I wore my black latex pants to this event, and when I got them out earlier that evening, I paused and realized that while they aren’t quite as old as The Catwalk, I have indeed had them a number of years. They’ve held up very well. There’s no label in them, but I’m pretty sure I got them from latex designer Naughty Nancy, back when she was here in Seattle. It’s a shame she went back to Canada, I always liked her stuff.

But still, perhaps it’s time for a new pair. Oh, look, Syren seems to be having a sale – how convenient. I think a bit of shopping is in order.

The other latex thing I want is one of these: a vacuum bed. Yes, I think I’m going to have to see about one of these quite soon. I have tried them, and they’re quite intense. I'd have to have one custom made, though, as I would want certain special features.

And now it’s Monday, the closing week of pre-Christmas insanity. My mother and brother get here Christmas day, so in addition to everything else that’s happening – and that’s a lot – I have that to prepare for.

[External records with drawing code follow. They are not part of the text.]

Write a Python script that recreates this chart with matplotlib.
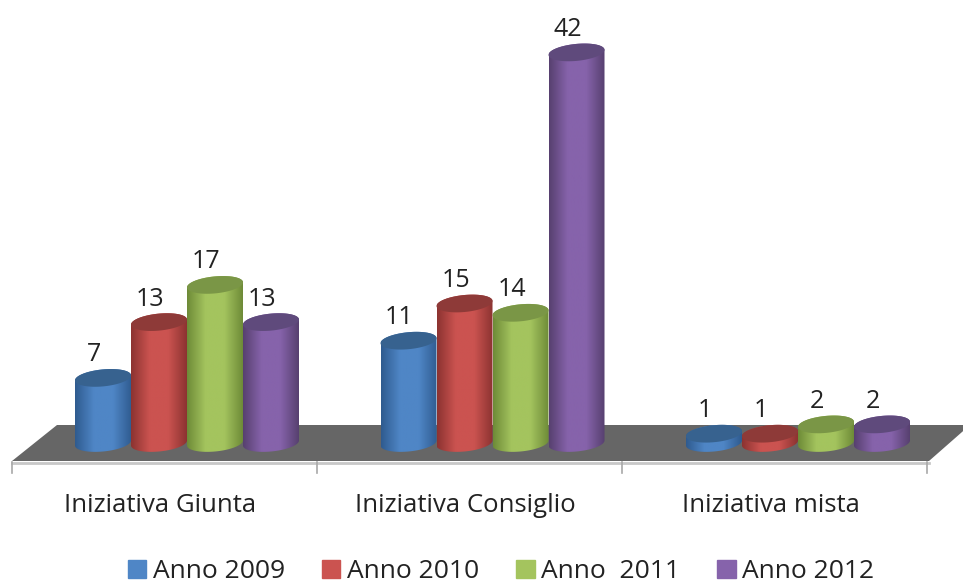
import numpy as np
import matplotlib
matplotlib.use('Agg')
import matplotlib.pyplot as plt
from matplotlib.colors import LinearSegmentedColormap
from matplotlib.patches import Polygon, Patch
from matplotlib.path import Path
from matplotlib.transforms import Affine2D

categories = ['Iniziativa Giunta', 'Iniziativa Consiglio', 'Iniziativa mista']
series = ['Anno 2009', 'Anno 2010', 'Anno  2011', 'Anno 2012']
anno_2009 = [7, 11, 1]
anno_2010 = [13, 15, 1]
anno_2011 = [17, 14, 2]
anno_2012 = [13, 42, 2]

values = [anno_2009, anno_2010, anno_2011, anno_2012]
# edge, middle, top cap colours
colors = [('#2f5b8f', '#4f86c6', '#37628f'),
          ('#8c3331', '#cb5350', '#8e3a38'),
          ('#6e8b38', '#a4c45e', '#7a9646'),
          ('#57406f', '#8663ab', '#5f4a7c')]

W, H = 963, 583
plt.rcParams['font.family'] = ['Open Sans', 'DejaVu Sans']
fig = plt.figure(figsize=(W/100, H/100), dpi=100)
ax = fig.add_axes([0, 0, 1, 1])

# one category = 305.5 px, one unit = 9.3 px, zero at (187, 443)
xu, yu = 305.5, 9.3
xlim = (-187/xu, (W-187)/xu)
ylim = ((443-H)/yu, 443/yu)
ax.axis('off')

# floor and ticks are plain decoration, placed in pixels
px = Affine2D().scale(1, -1).translate(0, H)
ax.add_patch(Polygon([(12, 461), (57, 425), (970, 425), (929, 461)], color='#666666',
                     transform=px, lw=0, zorder=1))
ax.plot([12, 929], [462.5, 462.5], color='#c8c8c8', lw=2, transform=px, zorder=1)
for tx in [12, 317, 622, 927]:
    ax.plot([tx, tx], [462, 473], color='#a8a8a8', lw=1.2, transform=px, zorder=1)

rx = 28/xu
ry = 8.5/yu
tilt = 0.09
t = np.linspace(0, 2*np.pi, 81)

def cap(xc, yc):
    xs = xc + rx*np.cos(t)
    ys = yc + ry*np.sin(t) + tilt*(xs-xc)*xu/yu
    return np.column_stack([xs, ys])

cx = np.arange(len(categories))
z = 3
for i, vals in enumerate(values):
    edge, mid, top = colors[i]
    cmap = LinearSegmentedColormap.from_list('c', [edge, mid, mid, edge], N=128)
    grad = np.linspace(0, 1, 128).reshape(1, -1)
    for j, v in enumerate(vals):
        xc = cx[j] + (i-1.5)*56/xu
        bot = cap(xc, 0)
        tp = cap(xc, v)
        # lower half of the base, upper side up to the cap centre
        outline = np.vstack([bot[40:81], tp[:41]])
        im = ax.imshow(grad, cmap=cmap, extent=[xc-rx, xc+rx, -3, v+3],
                       aspect='auto', zorder=z, interpolation='bilinear')
        im.set_clip_path(Path(np.vstack([outline, outline[0]])), ax.transData)
        ax.add_patch(Polygon(tp, color=top, lw=0, zorder=z+0.5))
        ax.text(xc - 9/xu, v + 23/yu, str(v), ha='center', va='center', fontsize=18,
                color='#222222', zorder=30)
        z += 1

ax.set_xlim(*xlim)
ax.set_ylim(*ylim)

for j, c in enumerate(categories):
    ax.text(cx[j]-27/xu, (443-505)/yu, c, ha='center', va='center', fontsize=18.5,
            color='#222222')

handles = [Patch(color=colors[i][1], label=series[i]) for i in range(4)]
fig.legend(handles=handles, loc='center', bbox_to_anchor=(501/W, 1-571.5/H), ncol=4,
           frameon=False, fontsize=19, handlelength=0.7, handleheight=0.7,
           handletextpad=0.25, columnspacing=1.4, labelcolor='#222222',
           borderpad=0)

fig.savefig('out.png', dpi=100, facecolor='white')
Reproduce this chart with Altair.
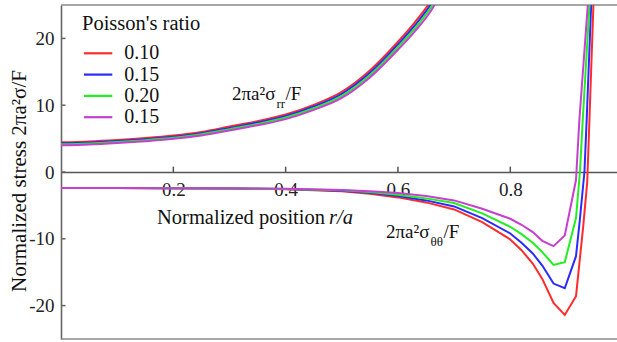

But I’m looking forward to the next two weeks. Lots of big changes and events. My life is many things, but dull is simply not one of them.

Sunday, December 18, 2005

Silly story I stole from the AP.

It's Not the Pipes, It's a Naked Man in Your Basement
SPOKANE, Wash. (AP) - A plumbing problem at a Spokane home turned out to be a naked man. Police say a woman who thought she was having a problem with water pipes beneath the floor called the Water Department. Employees found the basement barricaded, and when they determined there was someone behind the door, they called police.

Police broke through the door, found the naked man and took him into custody. They searched the basement but found no clothing for the man. They also found that a pipe had been broken and repaired.

The 36-year-old was booked into jail for investigation of burglary.

Hey, at least it wasn't a dead rat.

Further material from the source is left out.